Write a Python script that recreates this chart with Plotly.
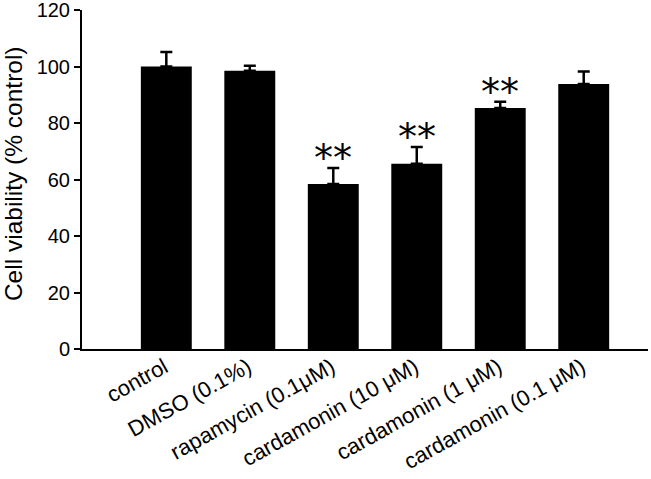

==

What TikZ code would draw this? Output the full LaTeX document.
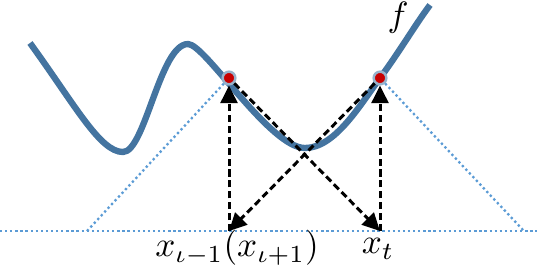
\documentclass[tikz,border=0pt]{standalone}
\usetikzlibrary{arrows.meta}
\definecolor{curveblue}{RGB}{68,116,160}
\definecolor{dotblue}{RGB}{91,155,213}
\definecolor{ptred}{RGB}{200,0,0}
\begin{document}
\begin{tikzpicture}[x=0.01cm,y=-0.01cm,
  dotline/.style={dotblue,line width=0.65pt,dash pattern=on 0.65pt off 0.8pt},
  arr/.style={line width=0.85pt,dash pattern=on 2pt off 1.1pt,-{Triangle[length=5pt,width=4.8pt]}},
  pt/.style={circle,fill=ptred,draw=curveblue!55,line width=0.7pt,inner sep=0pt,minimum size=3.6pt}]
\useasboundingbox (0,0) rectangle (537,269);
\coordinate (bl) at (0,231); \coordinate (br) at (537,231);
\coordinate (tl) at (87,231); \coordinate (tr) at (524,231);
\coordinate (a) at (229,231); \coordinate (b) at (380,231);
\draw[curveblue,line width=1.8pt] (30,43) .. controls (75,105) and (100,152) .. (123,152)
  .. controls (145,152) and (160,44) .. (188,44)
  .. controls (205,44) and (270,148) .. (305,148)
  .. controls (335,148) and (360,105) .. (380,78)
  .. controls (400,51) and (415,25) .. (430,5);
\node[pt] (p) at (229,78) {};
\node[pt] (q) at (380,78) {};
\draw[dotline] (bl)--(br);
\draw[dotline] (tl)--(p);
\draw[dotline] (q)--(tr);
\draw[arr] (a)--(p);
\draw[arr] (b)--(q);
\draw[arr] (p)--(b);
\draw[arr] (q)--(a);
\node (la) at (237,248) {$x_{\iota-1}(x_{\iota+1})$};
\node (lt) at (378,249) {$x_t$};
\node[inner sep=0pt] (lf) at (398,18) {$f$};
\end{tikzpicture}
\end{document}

**Exercise:**
Look through the entries above; copy each line where the string "this" appears.

**Answer to the task:**
Write a Python script that recreates this chart with Plotly.
What TikZ code would draw this? Output the full LaTeX document.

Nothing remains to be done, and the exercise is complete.